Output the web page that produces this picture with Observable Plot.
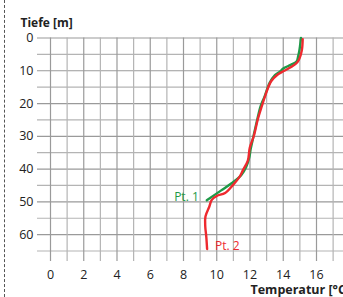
<!DOCTYPE html>
<html><head><meta charset="utf-8">
<script src="https://cdn.jsdelivr.net/npm/d3@7"></script>
<script src="https://cdn.jsdelivr.net/npm/@observablehq/plot@0.6"></script>
<style>
html,body{margin:0;padding:0;background:#fff;}
#wrap{position:relative;width:343px;height:297px;overflow:hidden;}
#dash{position:absolute;left:4px;top:0;bottom:0;border-left:1px dashed #555;}
</style>
</head><body>
<div id="wrap"><div id="dash"></div></div>
<script>
// Pt. 1 (green)
const pt1Depth = [0, 2, 3.8, 5.5, 7.2, 8.2, 9.3, 10.3, 11.3, 13.7, 17.8, 20.8, 24.8, 30.9, 33.9, 36.4, 39.4, 41.9, 44.4, 46.5, 49.5];
const pt1Temp  = [15.07, 15.02, 14.97, 14.9, 14.8, 14.45, 14.0, 13.8, 13.5, 13.18, 12.88, 12.64, 12.44, 12.17, 12.04, 11.96, 11.77, 11.47, 10.87, 10.27, 9.4];
// Pt. 2 (red)
const pt2Depth = [0.4, 3.7, 6.2, 7.4, 8.8, 10.3, 11.2, 13.2, 16.8, 20.8, 24.8, 29.9, 33.4, 37.4, 40.4, 42.4, 44.9, 47.3, 48.2, 49.4, 51.5, 54.5, 57.6, 60.6, 64.4];
const pt2Temp  = [15.17, 15.12, 14.98, 14.85, 14.5, 13.95, 13.65, 13.27, 12.97, 12.71, 12.47, 12.23, 11.99, 11.87, 11.57, 11.37, 10.97, 10.5, 10.0, 9.7, 9.55, 9.32, 9.31, 9.37, 9.42];
const seriesNames = ["Pt. 1", "Pt. 2"];
const seriesColors = ["#1e9a48", "#ee2a2f"];
const xTicks = [0, 2, 4, 6, 8, 10, 12, 14, 16, 18];
const yTicks = [0, 10, 20, 30, 40, 50, 60];
const xGrid = d3.range(0, 19, 1);
const yGrid = d3.range(0, 70, 5);
const xTitle = "Temperatur [°C]";
const yTitle = "Tiefe [m]";

const rows = [
  ...pt1Depth.map((d, i) => ({series: seriesNames[0], depth: d, temp: pt1Temp[i]})),
  ...pt2Depth.map((d, i) => ({series: seriesNames[1], depth: d, temp: pt2Temp[i]}))
];
const lastPts = seriesNames.map(s => rows.filter(r => r.series === s).at(-1));

const font = "'Open Sans', 'Noto Sans', sans-serif";
const chart = Plot.plot({
  width: 343,
  height: 297,
  marginLeft: 50,
  marginRight: 0,
  marginTop: 37.5,
  marginBottom: 46.5,
  style: {fontFamily: font, fontSize: "12px", color: "#333", background: "transparent"},
  x: {domain: [0, 18], range: [50, 349.25]},
  y: {domain: [0, 65], range: [37.5, 250.5]},
  color: {domain: seriesNames, range: seriesColors},
  marks: [
    Plot.gridY(yGrid.filter(v => v % 10 !== 0), {stroke: "#b4b4b4", strokeOpacity: 1, strokeWidth: 1.2, insetLeft: -13}),
    Plot.gridY(yGrid.filter(v => v % 10 === 0), {stroke: "#9a9a9a", strokeOpacity: 1, strokeWidth: 1.2, insetLeft: -13}),
    Plot.gridX(xGrid.filter(v => v % 2 !== 0), {stroke: "#b4b4b4", strokeOpacity: 1, strokeWidth: 1.2, insetBottom: -10.5}),
    Plot.gridX(xGrid.filter(v => v % 2 === 0), {stroke: "#9a9a9a", strokeOpacity: 1, strokeWidth: 1.2, insetBottom: -10.5}),
    Plot.axisX(xTicks, {tickSize: 0, tickPadding: 19, label: null, fontSize: 12.5, fill: "#222"}),
    Plot.axisY(yTicks, {tickSize: 0, tickPadding: 17, label: null, fontSize: 12.5, fill: "#222"}),
    Plot.line(rows, {x: "temp", y: "depth", z: "series", stroke: "series", strokeWidth: 2.4, curve: "catmull-rom"}),
    Plot.text([lastPts[0]], {x: "temp", y: "depth", text: "series", fill: seriesColors[0], textAnchor: "end", dx: -8, dy: -3, fontSize: 12}),
    Plot.text([lastPts[1]], {x: "temp", y: "depth", text: "series", fill: seriesColors[1], textAnchor: "start", dx: 8, dy: -3, fontSize: 12}),
    Plot.text([yTitle], {frameAnchor: "top-left", text: d => d, dx: -30, dy: -20, fontWeight: "bold", fontSize: 12, fill: "#222", textAnchor: "start"}),
    Plot.text([xTitle], {frameAnchor: "bottom-left", text: d => d, dx: 200, dy: 42.5, fontWeight: "bold", fontSize: 12.5, fill: "#222", textAnchor: "start"})
  ]
});
document.getElementById("wrap").appendChild(chart);
</script>
</body></html>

Work required
Set down the material above as is, without any pictures.

Output of the task
Output the web page that produces this picture with Observable Plot.
<!DOCTYPE html>
<html><head><meta charset="utf-8">
<script src="https://cdn.jsdelivr.net/npm/d3@7"></script>
<script src="https://cdn.jsdelivr.net/npm/@observablehq/plot@0.6"></script>
<style>
html,body{margin:0;padding:0;background:#fff;}
#wrap{position:relative;width:343px;height:297px;overflow:hidden;}
#dash{position:absolute;left:4px;top:0;bottom:0;border-left:1px dashed #555;}
</style>
</head><body>
<div id="wrap"><div id="dash"></div></div>
<script>
// Pt. 1 (green)
const pt1Depth = [0, 2, 3.8, 5.5, 7.2, 8.2, 9.3, 10.3, 11.3, 13.7, 17.8, 20.8, 24.8, 30.9, 33.9, 36.4, 39.4, 41.9, 44.4, 46.5, 49.5];
const pt1Temp  = [15.07, 15.02, 14.97, 14.9, 14.8, 14.45, 14.0, 13.8, 13.5, 13.18, 12.88, 12.64, 12.44, 12.17, 12.04, 11.96, 11.77, 11.47, 10.87, 10.27, 9.4];
// Pt. 2 (red)
const pt2Depth = [0.4, 3.7, 6.2, 7.4, 8.8, 10.3, 11.2, 13.2, 16.8, 20.8, 24.8, 29.9, 33.4, 37.4, 40.4, 42.4, 44.9, 47.3, 48.2, 49.4, 51.5, 54.5, 57.6, 60.6, 64.4];
const pt2Temp  = [15.17, 15.12, 14.98, 14.85, 14.5, 13.95, 13.65, 13.27, 12.97, 12.71, 12.47, 12.23, 11.99, 11.87, 11.57, 11.37, 10.97, 10.5, 10.0, 9.7, 9.55, 9.32, 9.31, 9.37, 9.42];
const seriesNames = ["Pt. 1", "Pt. 2"];
const seriesColors = ["#1e9a48", "#ee2a2f"];
const xTicks = [0, 2, 4, 6, 8, 10, 12, 14, 16, 18];
const yTicks = [0, 10, 20, 30, 40, 50, 60];
const xGrid = d3.range(0, 19, 1);
const yGrid = d3.range(0, 70, 5);
const xTitle = "Temperatur [°C]";
const yTitle = "Tiefe [m]";

const rows = [
  ...pt1Depth.map((d, i) => ({series: seriesNames[0], depth: d, temp: pt1Temp[i]})),
  ...pt2Depth.map((d, i) => ({series: seriesNames[1], depth: d, temp: pt2Temp[i]}))
];
const lastPts = seriesNames.map(s => rows.filter(r => r.series === s).at(-1));

const font = "'Open Sans', 'Noto Sans', sans-serif";
const chart = Plot.plot({
  width: 343,
  height: 297,
  marginLeft: 50,
  marginRight: 0,
  marginTop: 37.5,
  marginBottom: 46.5,
  style: {fontFamily: font, fontSize: "12px", color: "#333", background: "transparent"},
  x: {domain: [0, 18], range: [50, 349.25]},
  y: {domain: [0, 65], range: [37.5, 250.5]},
  color: {domain: seriesNames, range: seriesColors},
  marks: [
    Plot.gridY(yGrid.filter(v => v % 10 !== 0), {stroke: "#b4b4b4", strokeOpacity: 1, strokeWidth: 1.2, insetLeft: -13}),
    Plot.gridY(yGrid.filter(v => v % 10 === 0), {stroke: "#9a9a9a", strokeOpacity: 1, strokeWidth: 1.2, insetLeft: -13}),
    Plot.gridX(xGrid.filter(v => v % 2 !== 0), {stroke: "#b4b4b4", strokeOpacity: 1, strokeWidth: 1.2, insetBottom: -10.5}),
    Plot.gridX(xGrid.filter(v => v % 2 === 0), {stroke: "#9a9a9a", strokeOpacity: 1, strokeWidth: 1.2, insetBottom: -10.5}),
    Plot.axisX(xTicks, {tickSize: 0, tickPadding: 19, label: null, fontSize: 12.5, fill: "#222"}),
    Plot.axisY(yTicks, {tickSize: 0, tickPadding: 17, label: null, fontSize: 12.5, fill: "#222"}),
    Plot.line(rows, {x: "temp", y: "depth", z: "series", stroke: "series", strokeWidth: 2.4, curve: "catmull-rom"}),
    Plot.text([lastPts[0]], {x: "temp", y: "depth", text: "series", fill: seriesColors[0], textAnchor: "end", dx: -8, dy: -3, fontSize: 12}),
    Plot.text([lastPts[1]], {x: "temp", y: "depth", text: "series", fill: seriesColors[1], textAnchor: "start", dx: 8, dy: -3, fontSize: 12}),
    Plot.text([yTitle], {frameAnchor: "top-left", text: d => d, dx: -30, dy: -20, fontWeight: "bold", fontSize: 12, fill: "#222", textAnchor: "start"}),
    Plot.text([xTitle], {frameAnchor: "bottom-left", text: d => d, dx: 200, dy: 42.5, fontWeight: "bold", fontSize: 12.5, fill: "#222", textAnchor: "start"})
  ]
});
document.getElementById("wrap").appendChild(chart);
</script>
</body></html>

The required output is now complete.